KOTA KINABALU (THE STAR/ASIA NEWS NETWORK) - All measures will be taken to stop anyone from trying to overthrow the government through street rallies, Prime Minister Najib Razak said on Wednesday (Sept 16).
He said these groups were stirring up hatred with the aim of toppling the government.
"It is not right to organise rallies dominated by one race, with the expressed aim of toppling the government. As we have seen, this then leads to rallies by other races.
"This could not be more dangerous and risks tearing apart the fabric of our democracy, our harmony, our unity," he said in his keynote address at an Enhancing National Unity and Integration conference here.
Najib said it was saddening that there were those conspiring with blackmailers, forgers and foreigners who want to interfere in our country as they did in colonial times.
"There is no lie they will not tell, no rumours they will not spread, so that they can say Malaysia is on a dangerous course.
"But they are the danger. In their desperate wish to overthrow a democratically-elected government, they are willing to risk the instability that has led to violent revolutions in many countries - some very close to us," Najib said.
He said the country had gone through a bitter experience of seeing blood on the streets and the burning of shops.
"But let me say this - I will never allow that to happen in Malaysia. The peace and security of the nation is my government's top priority," he added.
"I am confident that we will prevail and stay united," Najib added.
He said the government would never stop fighting to preserve the prevailing peace, harmony and prosperity in the country.

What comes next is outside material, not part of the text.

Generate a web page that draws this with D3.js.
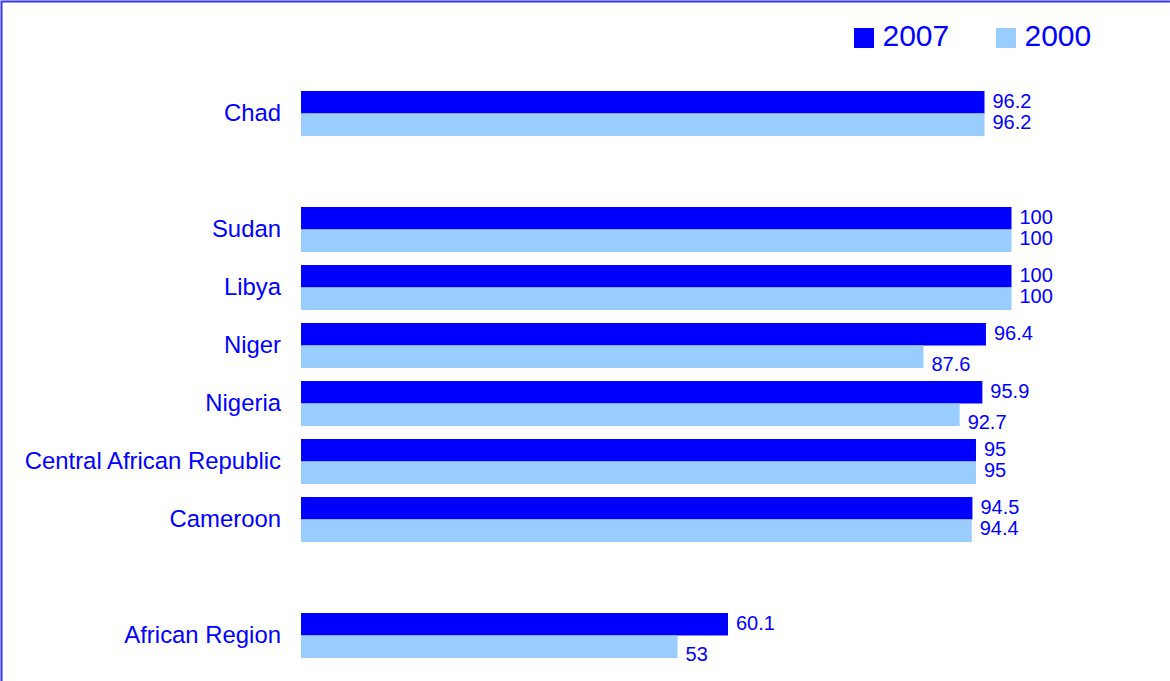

"It is only through pursuing national unity - managing our differences, not letting them cause bitterness and anger between us - and the regular course of parliamentary democracy, that we will remain the Malaysia that our friends around the world admire," Najib added.
Acknowledging that peninsular leaders and politicians may have in the past not pay as much attention as they should have done to Sabah and Sarawak, the Prime Minister said this was no longer the case.
"We hear you and we celebrate this day as one that brought us together as Malaysia," Najib said.
"More than that, Sabah's harmonious society embodies the spirit of unity and celebrating diversity that is key to our country's prosperity and progress.
"Those who would divide us, over ethnicity and religion, through excessively partisan politics, or for selfish personal reasons, should look to here as an example," he added.
Najib said over the past 52 years, Malaysia had proven that the nation's diversity, various faiths and ethnicities were its strength.
"And as well as shared values, we have a shared creed in the Rukun Negara, a shared guardian in the constitution, and a shared love for our country that has seen our citizens reach out to help each other in times of trouble, such as during the floods at the beginning of this year and the earthquake here in Sabah in June," he said.
The Prime Minister noted that enhancing unity was "a work that is permanently in progress."
"It has been the struggle of all our leaders in the past, and it is one that future generations will have to continue," he added.
The Prime Minister gave the assurance that Sabahans has a strong say in the nation's administration with their presence in the Federal government and Barisan Nasional.
"But that is not why we are placing so much emphasis on Sabah. Nor is that why I have asked the Chief Secretary to the Government, Tan Sri Ali Hamsa, to look into streamlining duplication in decision-making between the state and federal levels, in order to further empower Sabah's self-governance.
"We are taking these actions because they are right; because of the importance we place on inclusivity; and because we recognise that in a democratic federal system, the rights of states to take their own decisions must be respected," he said.
The one-day seminar discussed about ways of strengthening national unity and integration from the Sabahan perspective.